Aynı zamanda dizide Prenses Margaret, Charles’ı Diana ile evlenmemesi için ikna etmeye çalışıyor. Gerçek hayatta ise Margaret’ın (ya da başka birinin) Diana ve Charles’ın evliliğine karşı olduğuna dair hiçbir kanıt gösterilemiyor.
Görüldüğü üzere dramatik etkiyi ve gerilimi artırmak için özellikle ikili ilişkiler ve duygular daha çok dramatize ediliyor.
Akıllara gelen diğer soru ise kraliyet ailesinin diziye nasıl yaklaştığı üzerine. Üst düzey bir saray mensubu, Kraliçe’nin, diziyi kraliyet ailesinin doğru bir tasviri olarak gördüğünü, ancak Prens Philip’in oğlunun iyiliğine karşı duyarsız bir baba olarak tasvir edilmesinden dolayı üzgün olduğunu dile getirmiş.
Yakın birinden elde edilen bilgiye göre Prens Charles ve Camilla Parker’ın diziyi izledikleri, Camilla’nın kendi tasvirinden rahatsız olmayacak kadar mizah anlayışına sahip; Prens Charles’ın ise genel olarak bu tür olaylara “asla şikâyet etme, asla açıklama yapma” yaklaşımında olduğu belirtilmiş.
Çıkan sonuçlardan anlaşılıyor ki; kraliyet ailesi, hayatlarının sürekli deşilmesinden rahatsız olsalar dahi asıl duygularını gülümsemelerinin ardına gizleme konusunda gayet profesyoneller.
Yalnız sonradan yazılanlara göre işler, Kraliçe’nin ölümünden sonra değişiyor. Kraliçe’nin geçmişi ile ilgili bölümlere karşı tarafsız davranan aile, kraliyet tarihi günümüze doğru yaklaştıkça tavırlarını sertleştiriyorlar.

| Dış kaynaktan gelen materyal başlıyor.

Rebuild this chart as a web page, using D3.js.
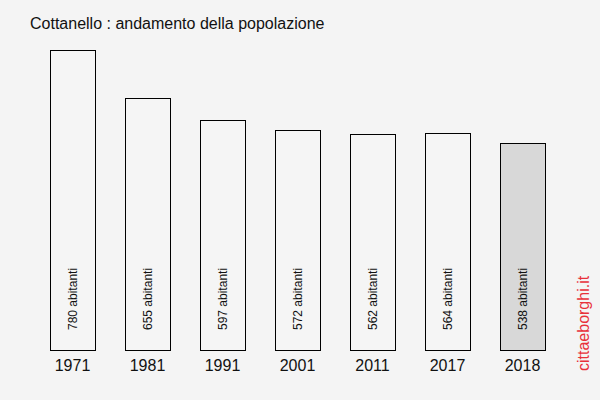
<!DOCTYPE html>
<html>
<head>
<meta charset="utf-8">
<script src="https://cdn.jsdelivr.net/npm/d3@7"></script>
<style>
  html, body { margin: 0; padding: 0; background: #f4f4f4; }
  svg { display: block; }
</style>
</head>
<body>
<div id="chart"></div>
<script>
// data
const years = ["1971", "1981", "1991", "2001", "2011", "2017", "2018"];
const residents = [780, 655, 597, 572, 562, 564, 538];
const title = "Cottanello : andamento della popolazione";
const unitLabel = "abitanti";
const credit = "cittaeborghi.it";

const width = 600,
  height = 400,
  fontFamily = "'Liberation Sans', Arial, sans-serif";

const data = years.map((y, i) => ({ year: y, n: residents[i] }));

// scales
const xScale = d3
  .scaleBand()
  .domain(years)
  .range([35, 560])
  .paddingInner(0.4)
  .paddingOuter(0.2);

const yScale = d3
  .scaleLinear()
  .domain([0, d3.max(residents)])
  .range([350, 50]);

const svg = d3
  .select("#chart")
  .append("svg")
  .attr("width", width)
  .attr("height", height)
  .attr("viewBox", [0, 0, width, height]);

svg
  .append("rect")
  .attr("width", width)
  .attr("height", height)
  .attr("fill", "#f4f4f4");

// title
svg
  .append("text")
  .attr("x", 30)
  .attr("y", 29)
  .attr("font-family", fontFamily)
  .attr("font-size", 16)
  .attr("fill", "#111")
  .text(title);

// bars
svg
  .append("g")
  .selectAll("rect")
  .data(data)
  .join("rect")
  .attr("x", (d) => xScale(d.year) + 0.5)
  .attr("y", (d) => Math.round(yScale(d.n)) + 0.5)
  .attr("width", xScale.bandwidth())
  .attr("height", (d) => yScale(0) - Math.round(yScale(d.n)))
  .attr("fill", (d, i) => (i === data.length - 1 ? "#d8d8d8" : "#f5f5f5"))
  .attr("stroke", "#000")
  .attr("stroke-width", 1);

// labels inside bars
svg
  .append("g")
  .selectAll("text")
  .data(data)
  .join("text")
  .attr(
    "transform",
    (d) => `translate(${xScale(d.year) + xScale.bandwidth() / 2 + 4},330) rotate(-90)`
  )
  .attr("font-family", fontFamily)
  .attr("font-size", 12)
  .attr("fill", "#111")
  .text((d) => `${d.n} ${unitLabel}`);

// x axis
const xAxis = d3.axisBottom(xScale).tickSize(0).tickPadding(0);
svg
  .append("g")
  .attr("transform", `translate(0,0)`)
  .call(xAxis)
  .call((g) => g.select(".domain").remove())
  .call((g) =>
    g
      .selectAll(".tick text")
      .attr("y", 371)
      .attr("dy", null)
      .attr("font-family", fontFamily)
      .attr("font-size", 16)
      .attr("fill", "#111")
  );

// credit
svg
  .append("text")
  .attr("transform", "translate(589,371) rotate(-90)")
  .attr("font-family", fontFamily)
  .attr("font-size", 16)
  .attr("fill", "#e8303a")
  .text(credit);
</script>
</body>
</html>
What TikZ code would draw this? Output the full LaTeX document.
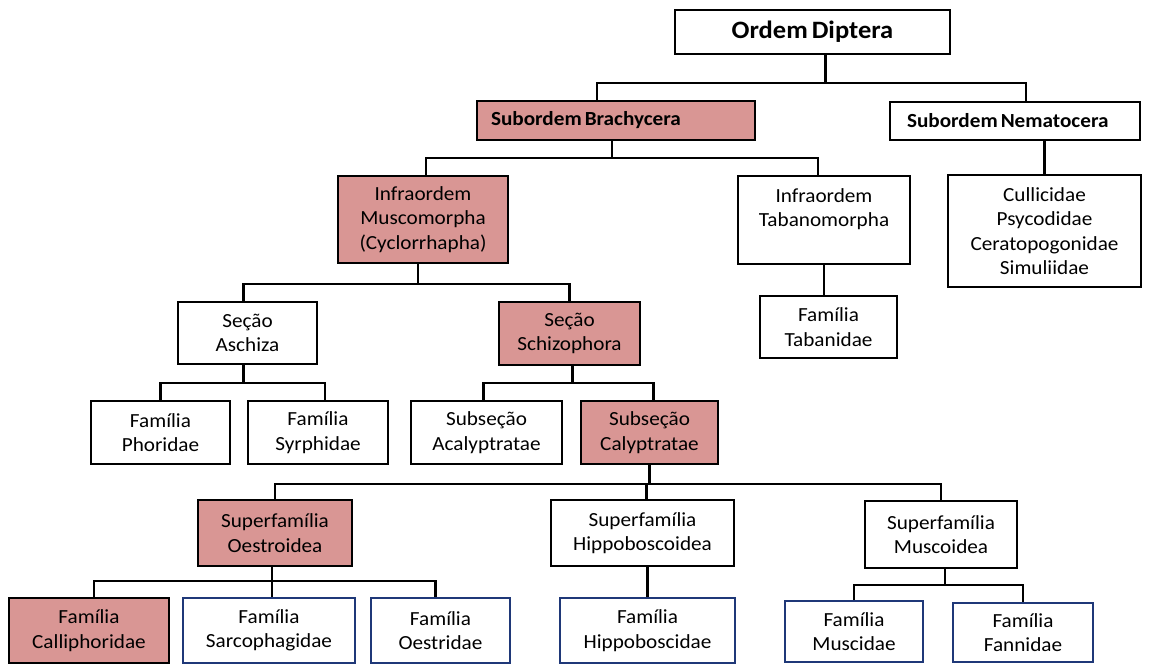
\documentclass[tikz,border=0pt]{standalone}
\usepackage{fontspec}
\setmainfont{Carlito}[FakeStretch=1.06]
\usetikzlibrary{calc}
\definecolor{rosa}{HTML}{D99694}
\definecolor{azul}{RGB}{31,56,120}
\newcommand\ordfont{\bfseries\fontsize{25}{28}\selectfont\spaceskip=4pt\relax}
\newcommand\subfont{\bfseries\fontsize{20}{23}\selectfont}
\newcommand\tight{\spaceskip=3pt\relax}
\tikzset{
  taxon/.style={draw, line width=2.4pt, align=center, inner sep=0pt,
    font=\fontsize{20}{24.5}\selectfont},
  marked/.style={taxon, fill=rosa},
  leaf/.style={taxon, draw=azul, line width=2pt},
  order/.style={taxon, font=\ordfont},
  suborder/.style={font=\subfont, align=left, inner ysep=0pt},
  link/.style={line width=2.4pt},
}

\begin{document}
\begin{tikzpicture}[x=1pt, y=-1pt]
		\useasboundingbox (0,0) rectangle (1159,664);
		
		%%%%% TAXA %%%%%
		\node[order, minimum width=275pt, minimum height=44pt] (ordem) at (812.5,32) {Ordem Diptera};
		
		\node[marked, suborder, text width=250pt, inner xsep=14pt, minimum height=39pt] (brachy) at (616,120.5) {\tight Subordem Brachycera};
		\node[taxon, suborder, text width=216pt, inner xsep=17pt, minimum height=38pt] (nemato) at (1015,121) {\tight Subordem Nematocera};
		
		\node[marked, minimum width=170pt, minimum height=87pt] (musco) at (423,219.5) {Infraordem\\Muscomorpha\\(Cyclorrhapha)};
		\node[taxon, minimum width=172pt, minimum height=88pt] (tabano) at (824,220) {Infraordem\\Tabanomorpha\\\mbox{}};
		\node[taxon, minimum width=193pt, minimum height=112pt] (nemfam) at (1044.5,231) {Cullicidae\\Psycodidae\\Ceratopogonidae\\Simuliidae};
		
		\node[taxon, minimum width=137pt, minimum height=62pt] (tabanid) at (828.5,327) {Família\\Tabanidae};
		\node[taxon, minimum width=139pt, minimum height=62pt] (aschiza) at (247.5,333) {Seção\\Aschiza};
		\node[marked, minimum width=141pt, minimum height=63pt] (schizo) at (569.5,333.5) {Seção\\Schizophora};
		
		\node[taxon, minimum width=139pt, minimum height=63pt] (phorid) at (160.5,432.5) {Família\\Phoridae};
		\node[taxon, minimum width=140pt, minimum height=63pt] (syrphid) at (318,432.5) {Família\\Syrphidae};
		\node[taxon, minimum width=151pt, minimum height=63pt] (acalyp) at (486.5,432.5) {Subseção\\Acalyptratae};
		\node[marked, minimum width=137pt, minimum height=63pt] (calyp) at (649.5,432.5) {Subseção\\Calyptratae};
		
		\node[marked, minimum width=154pt, minimum height=66pt] (oestroid) at (275,533) {Superfamília\\Oestroidea};
		\node[taxon, minimum width=183pt, minimum height=66pt] (hippoid) at (642.5,533) {Superfamília\\Hippoboscoidea};
		\node[taxon, minimum width=152pt, minimum height=67pt] (muscoid) at (941,534.5) {Superfamília\\Muscoidea};
		
		\node[marked, minimum width=160pt, minimum height=65pt] (callip) at (89,630.5) {Família\\Calliphoridae};
		\node[leaf, minimum width=172pt, minimum height=65pt] (sarco) at (269,630.5) {Família\\Sarcophagidae};
		\node[leaf, minimum width=139pt, minimum height=65pt] (oestrid) at (440.5,630.5) {Família\\Oestridae};
		\node[leaf, minimum width=175pt, minimum height=65pt] (hippid) at (647.5,630.5) {Família\\Hippoboscidae};
		\node[leaf, minimum width=138pt, minimum height=61pt] (muscid) at (854,631.5) {Família\\Muscidae};
		\node[leaf, minimum width=140pt, minimum height=59pt] (fannid) at (1023,632.5) {Família\\Fannidae};
		
		%%%%% LINKS %%%%%
		\draw[link] ([xshift=13pt]ordem.south) -- ++(0,28) coordinate (j0);
		\draw[link] ([xshift=-19pt]brachy.north) |- (j0) -| ([xshift=11pt]nemato.north);
		
		\draw[link] ([xshift=-4pt]brachy.south) -- ++(0,17) coordinate (j1);
		\draw[link] ([xshift=3pt]musco.north) |- (j1) -| ([xshift=-6pt]tabano.north);
		\draw[link] (nemfam.north |- nemato.south) -- (nemfam.north);
		\draw[link] (tabano.south) -- (tabano.south |- tabanid.north);
		
		\draw[link] ([xshift=-5pt]musco.south) -- ++(0,20) coordinate (j2);
		\draw[link] ([xshift=-4pt]aschiza.north) |- (j2) -| (schizo.north);
		
		\draw[link] ([xshift=-4pt]aschiza.south) -- ++(0,18) coordinate (j3);
		\draw[link] (phorid.north) |- (j3) -| ([xshift=7pt]syrphid.north);
		\draw[link] ([xshift=3pt]schizo.south) -- ++(0,17) coordinate (j4);
		\draw[link] ([xshift=-3pt]acalyp.north) |- (j4) -| ([xshift=4pt]calyp.north);
		
		\draw[link] (calyp.south) -- ++(0,19) coordinate (j5);
		\draw[link] (oestroid.north) |- (j5) -| (muscoid.north);
		\draw[link] ([xshift=4pt]hippoid.north) -- ([xshift=4pt]hippoid.north |- j5);
		
		\draw[link] ([xshift=-3pt]oestroid.south) -- ++(0,14) coordinate (j6);
		\draw[link] ([xshift=5pt]callip.north) |- (j6) -| ([xshift=-5pt]oestrid.north);
		\draw[link] (j6) -- (j6 |- sarco.north);
		\draw[link] (hippid.north |- hippoid.south) -- (hippid.north);
		\draw[link] ([xshift=4pt]muscoid.south) -- ++(0,16) coordinate (j7);
		\draw[link] (muscid.north) |- (j7) -| (fannid.north);
		
\end{tikzpicture}
\end{document}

Kraliyet ailesinin, 5 ve 6. sezonu engellemek için nüfuz kullandığı söyleniyor. Ellerinden geldiğince, The Crown’ın çekimlerini etkili oldukları yerlerde durduruyorlar ama proje çekilmeye devam ediyor.

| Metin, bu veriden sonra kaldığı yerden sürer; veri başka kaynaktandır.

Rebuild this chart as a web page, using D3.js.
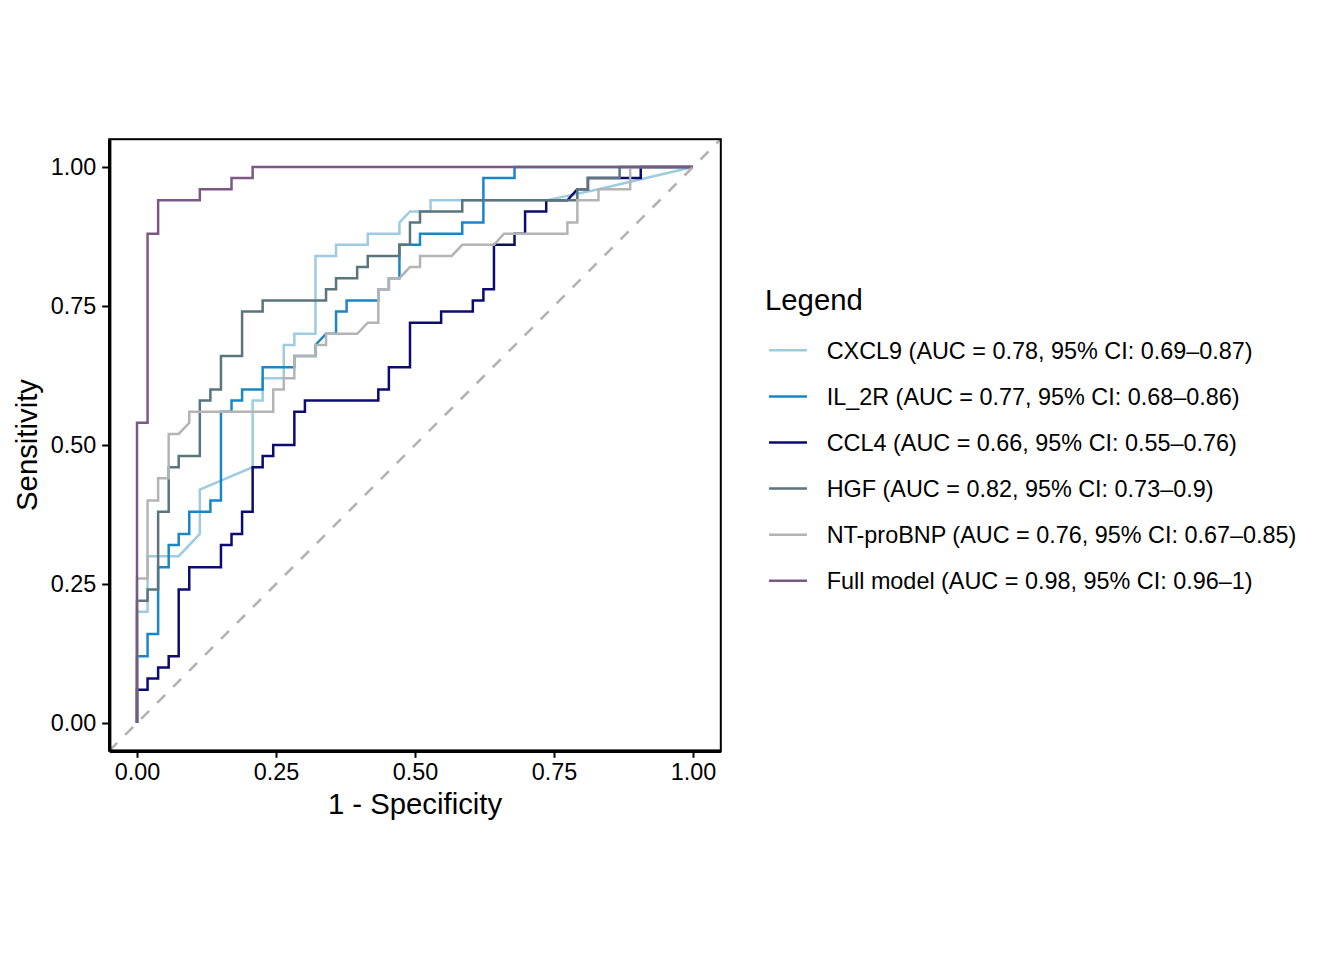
<!DOCTYPE html>
<html>
<head>
<meta charset="utf-8">
<script src="https://cdn.jsdelivr.net/npm/d3@7"></script>
<style>
    body { margin: 0; background: #ffffff; }
    text { font-family: "Liberation Sans", Arial, Helvetica, sans-serif; }
</style>
</head>
<body>
<svg id="SVG_CONTAINER" width="1344" height="960"></svg>
<script>
//** DATA *****************************************
//series names and legend labels, in drawing order
const seriesNames = ["CXCL9", "IL_2R", "CCL4", "HGF", "NT-proBNP", "Full model"];
const legendLabels = [
    "CXCL9 (AUC = 0.78, 95% CI: 0.69\u20130.87)",
    "IL_2R (AUC = 0.77, 95% CI: 0.68\u20130.86)",
    "CCL4 (AUC = 0.66, 95% CI: 0.55\u20130.76)",
    "HGF (AUC = 0.82, 95% CI: 0.73\u20130.9)",
    "NT-proBNP (AUC = 0.76, 95% CI: 0.67\u20130.85)",
    "Full model (AUC = 0.98, 95% CI: 0.96\u20131)"
];
const tickValues = [0, 0.25, 0.5, 0.75, 1];

//ROC points [1 - specificity, sensitivity]
const rocCXCL9 = [[0,0],[0,0.20],[0.019,0.20],[0.019,0.30],[0.075,0.30],[0.113,0.34],[0.113,0.42],[0.208,0.46],
    [0.208,0.58],[0.226,0.58],[0.226,0.62],[0.264,0.62],[0.264,0.68],[0.283,0.68],[0.283,0.70],[0.321,0.70],
    [0.321,0.84],[0.358,0.84],[0.358,0.86],[0.415,0.86],[0.415,0.88],[0.472,0.88],[0.472,0.90],[0.491,0.92],
    [0.528,0.92],[0.528,0.94],[0.736,0.94],[0.830,0.96],[1,1]];

const rocIL2R = [[0,0],[0,0.12],[0.019,0.12],[0.019,0.16],[0.038,0.16],[0.038,0.28],[0.057,0.28],[0.057,0.32],
    [0.075,0.32],[0.075,0.34],[0.094,0.34],[0.094,0.38],[0.132,0.38],[0.132,0.40],[0.151,0.40],[0.151,0.56],
    [0.170,0.56],[0.170,0.58],[0.189,0.58],[0.189,0.60],[0.226,0.60],[0.226,0.64],[0.283,0.64],[0.283,0.66],
    [0.321,0.66],[0.321,0.68],[0.340,0.70],[0.358,0.70],[0.358,0.74],[0.377,0.74],[0.377,0.76],[0.434,0.76],
    [0.434,0.78],[0.453,0.78],[0.453,0.80],[0.472,0.80],[0.472,0.86],[0.509,0.86],[0.509,0.88],[0.585,0.88],
    [0.585,0.90],[0.623,0.90],[0.623,0.98],[0.679,0.98],[0.679,1],[1,1]];

const rocCCL4 = [[0,0],[0,0.06],[0.019,0.06],[0.019,0.08],[0.038,0.08],[0.038,0.10],[0.057,0.10],[0.057,0.12],
    [0.075,0.12],[0.075,0.24],[0.094,0.24],[0.094,0.28],[0.151,0.28],[0.151,0.32],[0.170,0.32],[0.170,0.34],
    [0.189,0.34],[0.189,0.38],[0.208,0.38],[0.208,0.46],[0.226,0.46],[0.226,0.48],[0.245,0.48],[0.245,0.50],
    [0.283,0.50],[0.283,0.56],[0.302,0.56],[0.302,0.58],[0.434,0.58],[0.434,0.60],[0.453,0.60],[0.453,0.64],
    [0.491,0.64],[0.491,0.72],[0.547,0.72],[0.547,0.74],[0.604,0.74],[0.604,0.76],[0.623,0.76],[0.623,0.78],
    [0.642,0.78],[0.642,0.86],[0.679,0.86],[0.679,0.88],[0.698,0.88],[0.698,0.92],[0.736,0.92],[0.736,0.94],
    [0.774,0.94],[0.792,0.96],[0.811,0.96],[0.811,0.98],[0.906,0.98],[0.906,1],[1,1]];

const rocHGF = [[0,0],[0,0.22],[0.019,0.22],[0.019,0.24],[0.038,0.24],[0.038,0.38],[0.057,0.38],[0.057,0.46],
    [0.075,0.46],[0.075,0.48],[0.113,0.48],[0.113,0.58],[0.132,0.58],[0.132,0.60],[0.151,0.60],[0.151,0.66],
    [0.189,0.66],[0.189,0.74],[0.226,0.74],[0.226,0.76],[0.340,0.76],[0.340,0.78],[0.358,0.78],[0.358,0.80],
    [0.396,0.80],[0.396,0.82],[0.415,0.82],[0.415,0.84],[0.472,0.84],[0.472,0.86],[0.491,0.86],[0.491,0.90],
    [0.509,0.90],[0.509,0.92],[0.585,0.92],[0.585,0.94],[0.792,0.94],[0.792,0.96],[0.811,0.96],[0.811,0.98],
    [0.868,0.98],[0.868,1],[1,1]];

const rocNTproBNP = [[0,0],[0,0.26],[0.019,0.26],[0.019,0.40],[0.038,0.40],[0.038,0.44],[0.057,0.44],[0.057,0.52],
    [0.075,0.52],[0.094,0.54],[0.094,0.56],[0.245,0.56],[0.245,0.60],[0.264,0.60],[0.264,0.62],[0.283,0.62],
    [0.283,0.66],[0.321,0.66],[0.321,0.68],[0.340,0.68],[0.340,0.70],[0.396,0.70],[0.415,0.72],[0.434,0.72],
    [0.434,0.78],[0.453,0.78],[0.453,0.80],[0.472,0.80],[0.491,0.82],[0.509,0.82],[0.509,0.84],[0.566,0.84],
    [0.585,0.86],[0.642,0.86],[0.660,0.88],[0.774,0.88],[0.774,0.90],[0.792,0.90],[0.792,0.94],[0.830,0.94],
    [0.830,0.96],[0.887,0.96],[0.887,1],[1,1]];

const rocFullModel = [[0,0],[0,0.54],[0.019,0.54],[0.019,0.88],[0.038,0.88],[0.038,0.94],[0.113,0.94],
    [0.113,0.96],[0.170,0.96],[0.170,0.98],[0.208,0.98],[0.208,1],[1,1]];

const seriesColours = ["#9dcbe0", "#1b86c6", "#0b0b70", "#5a757e", "#b4b4b4", "#7b5883"];

//** LAYOUT *****************************************
const MARGIN = {
    "LEFT": 109.2,
    "RIGHT": 1344 - 720.8,
    "TOP": 139.2,
    "BOTTOM": 960 - 750.8,
};
const width = 1344,
    height = 960;
const tickFont = 23.4,
    titleFont = 29.3;

window.onload = function () {
    let svg = d3.select("#SVG_CONTAINER");
    rocChart(svg);
};

rocChart = function (svg) {
    let curves = [rocCXCL9, rocIL2R, rocCCL4, rocHGF, rocNTproBNP, rocFullModel];

    //** SCALES *****************************************
    //ggplot style 5% expansion either side
    let xScale = d3.scaleLinear()
        .domain([-0.05, 1.05])
        .range([MARGIN.LEFT, width - MARGIN.RIGHT]);
    let yScale = d3.scaleLinear()
        .domain([-0.05, 1.05])
        .range([height - MARGIN.BOTTOM, MARGIN.TOP]);

    let colourScale = d3.scaleOrdinal()
        .domain(seriesNames)
        .range(seriesColours);

    //** PANEL *****************************************
    svg.append("rect")
        .attr("width", width)
        .attr("height", height)
        .attr("fill", "#ffffff");

    //clip so the reference line stays inside the panel
    svg.append("defs").append("clipPath")
        .attr("id", "panel-clip")
        .append("rect")
        .attr("x", MARGIN.LEFT)
        .attr("y", MARGIN.TOP)
        .attr("width", width - MARGIN.LEFT - MARGIN.RIGHT)
        .attr("height", height - MARGIN.TOP - MARGIN.BOTTOM);

    let plot = svg.append("g").attr("clip-path", "url(#panel-clip)");

    //** CURVES *****************************************
    let line = d3.line()
        .x(d => xScale(d[0]))
        .y(d => yScale(d[1]));

    for (let i = 0; i < curves.length; i++) {
        plot.append("path")
            .datum(curves[i])
            .attr("class", "roc-" + i)
            .attr("d", line)
            .attr("fill", "none")
            .attr("stroke", colourScale(seriesNames[i]))
            .attr("stroke-width", 2.5)
            .attr("stroke-linejoin", "miter");
    }

    //chance line
    plot.append("line")
        .attr("x1", xScale(-0.05))
        .attr("y1", yScale(-0.05))
        .attr("x2", xScale(1.05))
        .attr("y2", yScale(1.05))
        .attr("stroke", "#b3b3b3")
        .attr("stroke-width", 2.6)
        .attr("stroke-dasharray", "11.3,11.3");

    //panel border
    svg.append("rect")
        .attr("x", MARGIN.LEFT)
        .attr("y", MARGIN.TOP)
        .attr("width", width - MARGIN.LEFT - MARGIN.RIGHT)
        .attr("height", height - MARGIN.TOP - MARGIN.BOTTOM)
        .attr("fill", "none")
        .attr("stroke", "#000000")
        .attr("stroke-width", 2);

    //** AXES *****************************************
    let xAxis = d3.axisBottom(xScale)
        .tickValues(tickValues)
        .tickFormat(d3.format(".2f"))
        .tickSizeInner(7)
        .tickSizeOuter(0)
        .tickPadding(6);
    let yAxis = d3.axisLeft(yScale)
        .tickValues(tickValues)
        .tickFormat(d3.format(".2f"))
        .tickSizeInner(7)
        .tickSizeOuter(0)
        .tickPadding(6);

    let gx = svg.append("g")
        .attr("transform", "translate(0," + (height - MARGIN.BOTTOM) + ")")
        .call(xAxis);
    let gy = svg.append("g")
        .attr("transform", "translate(" + MARGIN.LEFT + ",0)")
        .call(yAxis);

    [gx, gy].forEach(function (g) {
        g.select(".domain")
            .attr("stroke", "#000000")
            .attr("stroke-width", 3.4);
        g.selectAll(".tick line")
            .attr("stroke", "#000000")
            .attr("stroke-width", 2);
        g.selectAll(".tick text")
            .attr("fill", "#000000")
            .style("font-size", tickFont + "px")
            .style("font-family", "'Liberation Sans', Arial, sans-serif");
    });

    //axis titles
    svg.append("text")
        .attr("x", (MARGIN.LEFT + width - MARGIN.RIGHT) / 2)
        .attr("y", 814)
        .attr("text-anchor", "middle")
        .style("font-size", titleFont + "px")
        .text("1 - Specificity");

    svg.append("text")
        .attr("transform", "translate(37," + ((MARGIN.TOP + height - MARGIN.BOTTOM) / 2) + ") rotate(-90)")
        .attr("text-anchor", "middle")
        .style("font-size", titleFont + "px")
        .text("Sensitivity");

    //** LEGEND *****************************************
    let legendX = 765,
        legendTitleY = 310,
        firstRowY = 350.3,
        rowStep = 46.1;

    svg.append("text")
        .attr("x", legendX)
        .attr("y", legendTitleY)
        .style("font-size", titleFont + "px")
        .text("Legend");

    let rows = svg.append("g")
        .selectAll("g")
        .data(seriesNames)
        .enter()
        .append("g")
        .attr("transform", (d, i) => "translate(" + legendX + "," + (firstRowY + rowStep * i) + ")");

    rows.append("line")
        .attr("x1", 4)
        .attr("x2", 42)
        .attr("stroke", d => colourScale(d))
        .attr("stroke-width", 2.5);

    rows.append("text")
        .attr("x", 61.7)
        .attr("y", tickFont * 0.36)
        .style("font-size", tickFont + "px")
        .text((d, i) => legendLabels[i]);
};
</script>
</body>
</html>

Sonuç olarak, bu da gösteriyor ki tarihsel olayların ve kişilerin gerçekçiliği üzerine ne kadar eleştiri ve tartışma olursa olsun yapımcılar her zaman gerçek hayat hikâyelerinin peşinden koşacaklar; çünkü sinemanın diline uygun anlatılmış gerçek hikâyelerin her zaman izleyici üzerinde büyüleyici bir gücü var. İstinasız herkes, sıra dışı hayatları ve insanları merak eder, onların gözünden dünyaya bakmayı sever. İlgi düzeyi yüksekse gişe de yüksek olur ve yapımcılar her zaman gişeyi ön plana koyar. Bu kadar basit.